Ant-Man and the Wasp
Apparently people liked this. Really? I thought it was miserable, trying to do comedy but with constant punchline and pacing misfires such that every joke fell flat. I was legitimately keen for a team-up film, especially as this was the first time in Marvel films that a woman superhero was a separate title character. Frankly, I was quite disappointed by this film. I was expecting something funnier and more exciting. Michael Douglas comes across as confused and frustrated (not as Hank Pym the character but in real life), Paul Rudd has even fewer opportunities to actually be funny and Evangeline Lily just has to play the boring humourless characterisation again. Maybe I was just tired when I saw it.

Christopher Robin
A film in which the trailer reveals literally everything that happens, I was also a bit let down by this one. The premise of an adult Christopher Robin having to reassess his priorities after Pooh Bear and friends come back into his life is interesting, but there just wasn't much to this. I know it's a kids' film but it's still predictable and safe. I enjoyed the amusingly Bolshie ending in which Christopher Robin solves his employer's financial hardship by declaring they should make affordable products for the poor, but Mark Gatiss can piss off. Ewan McGregor is reliable, as is veteran Pooh voice Jim Cummings (although why a British Christopher Robin's treasured toy would have an American accent is unexplained) but it's a bit of a waste of Hayley Atwell in a supporting role.

The Nun
To quote myself last time regarding Annabelle: Creation, "it's crap." See my full review here.

Fantastic Beasts: The Crimes of Grindelwald
Or, as I came to call it, Fantastic Beasts: The Sex Crimes of Grindelwald or Fantastic Beasts: The Crimes of Johnny Depp. I actually quite liked the first Fantastic Beasts film so it was a shame that this one was such a mess, particularly by bringing back far too many characters from the first film whose stories were over (Queenie, Jacob, Credence Clearwater Revival) and having an utterly pointless twist-untwist-twist exposition dump at the end of the second act which meant nothing and served no purpose. I appreciated JK Rowling's novelistic approach to screenwriting in the first film, but in this one it made the film cumbersome and lacking in narrative thrust. Still, three more films to go so she can presumably only get worse given the decline from the previous film to this one.
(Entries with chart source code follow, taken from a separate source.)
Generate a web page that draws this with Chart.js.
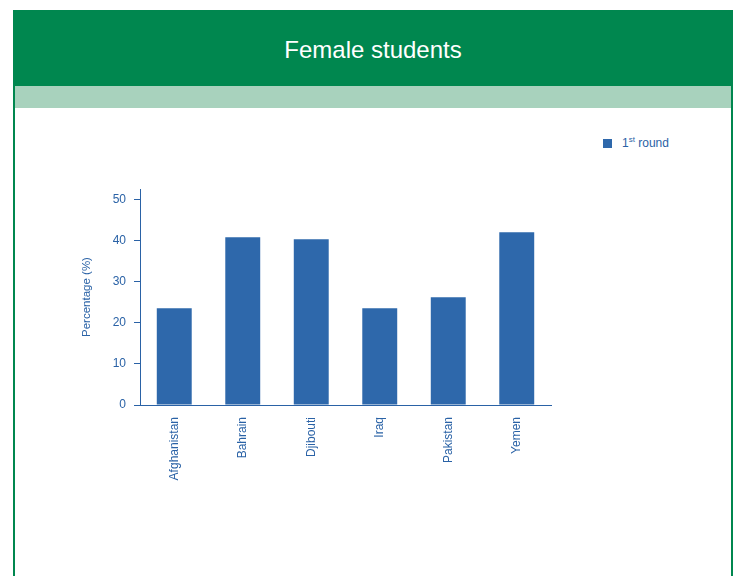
<!DOCTYPE html>
<html>
<head>
<meta charset="utf-8">
<script src="https://cdn.jsdelivr.net/npm/chart.js@4/dist/chart.umd.min.js"></script>
<style>
  html, body { margin: 0; padding: 0; background: #fff; }
  body { width: 736px; height: 576px; position: relative; overflow: hidden; font-family: "Liberation Sans", Arial, sans-serif; }
  .panel { position: absolute; left: 13px; top: 10px; width: 716px; height: 580px; border-left: 2px solid #00874f; border-right: 2px solid #00874f; }
  .header { position: absolute; left: 13px; top: 10px; width: 720px; height: 76px; background: #00874f; color: #fff; font-size: 24px; text-align: center; line-height: 80px; }
  .band { position: absolute; left: 15px; top: 86px; width: 716px; height: 22px; background: #a8d2bd; }
  .legend { position: absolute; left: 603px; top: 135px; font-size: 12px; color: #2a62a6; }
  .legend .box { display: inline-block; width: 9px; height: 9px; background: #2e68ab; margin-right: 10px; vertical-align: -1px; }
  .legend sup { font-size: 8px; }
  #wrap { position: absolute; left: 0; top: 0; width: 736px; height: 576px; }
</style>
</head>
<body>
<div class="panel"></div>
<div class="header">Female students</div>
<div class="band"></div>
<div class="legend"><span class="box"></span>1<sup>st</sup> round</div>
<div id="wrap"><canvas id="chart"></canvas></div>
<script>
// values
const countries = ['Afghanistan', 'Bahrain', 'Djibouti', 'Iraq', 'Pakistan', 'Yemen'];
const round1 = [23.5, 40.8, 40.3, 23.5, 26.2, 42.0];
const yTicks = [0, 10, 20, 30, 40, 50];

const blue = '#2e68ab';
const textBlue = '#2a62a6';

new Chart(document.getElementById('chart'), {
  type: 'bar',
  data: {
    labels: countries,
    datasets: [{
      label: '1st round',
      data: round1,
      backgroundColor: blue,
      categoryPercentage: 1,
      barPercentage: 0.51
    }]
  },
  options: {
    responsive: true,
    maintainAspectRatio: false,
    animation: false,
    layout: { padding: { left: 80, right: 185, top: 189, bottom: 51 } },
    plugins: { legend: { display: false }, tooltip: { enabled: false } },
    scales: {
      x: {
        grid: { display: false },
        border: { color: textBlue, width: 1 },
        ticks: {
          color: textBlue, font: { size: 12, family: 'Liberation Sans' },
          minRotation: 90, maxRotation: 90, padding: 4
        },
        afterFit: s => { s.height = 120; }
      },
      y: {
        min: 0, max: 52.5,
        afterBuildTicks: s => { s.ticks = yTicks.map(v => ({ value: v })); },
        grid: { drawOnChartArea: false, drawTicks: true, tickLength: 6, color: textBlue },
        border: { color: textBlue, width: 1 },
        ticks: { color: textBlue, font: { size: 12, family: 'Liberation Sans' }, padding: 8 },
        title: { display: true, text: 'Percentage (%)', color: textBlue, font: { size: 11.5, family: 'Liberation Sans' }, padding: 0 },
        afterFit: s => { s.width = 60; }
      }
    }
  }
});
</script>
</body>
</html>
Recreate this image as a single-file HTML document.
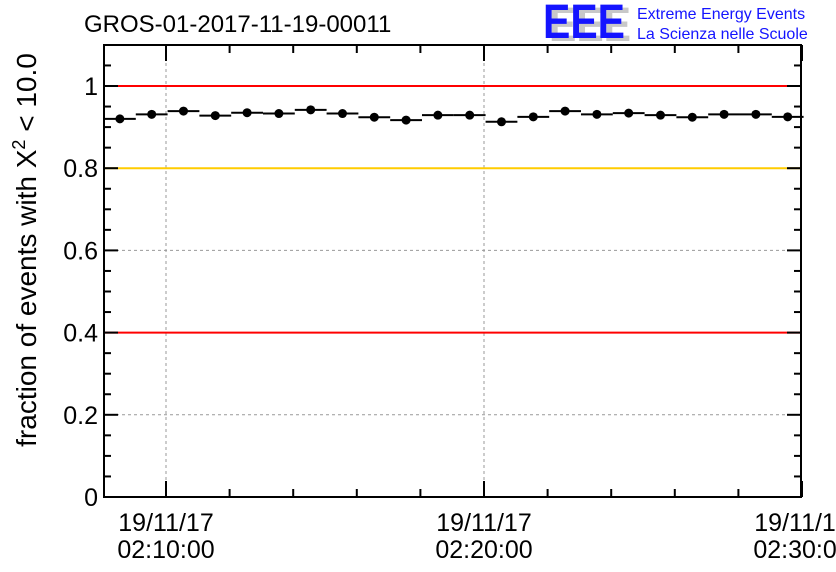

Also, Johnny Depp is a bloody awful choice as Grindelwald, the entire Grindelwald-Dumbledore story is turned into a boring McGuffin-oriented non-story, and Jude Law is stuck doing a sort of weird Michael Gambon impression.

Holmes & Watson
Subject of walk-outs and being decried as the worst film of 2018, I honestly found this stupid, predictable, lazy and extremely late parody of the Guy Ritchie Holmes films more entertaining than Ant-Man and the Wasp, The Nun or Crimes of Grindelwald. I like the Sherlock Holmes novels and short stories a great deal, but I've always enjoyed the idea of playing up the more cartoonish and buffoonish potential of the characters, and as such I found this to be mildly amusing at points. Probably the biggest problem with it is the waste of talented comedic and dramatic actors including Rob Brydon, Steve Coogan, Ralph Fiennes, Kelly Macdonald and Hugh Laurie in boring and unfunny roles as if someone was worried that they would outperform Will Ferrell. Still, I think John C. Reilly is good value and liked him in this more or less.

Worst film of 2018
I kind of want to give this to Ant-Man and the Wasp because I was so let down by it, but it has to be a toss-up between The Nun and Crimes of Grindelwald. They were both bloody awful, but Crimes of Grindelwald was more boring while The Nun was more incompetent. The Nun was also much shorter than Crimes of Grindelwald and therefore wasted less of my time, so I guess I'll give it to Crimes of Grindelwald.

Best film of 2018
It's either The Death of Stalin or Hereditary. Very different, of course, and very interesting; I think I enjoyed The Death of Stalin more, so I'll give that the title, but Hereditary more than deserves an honourable mention.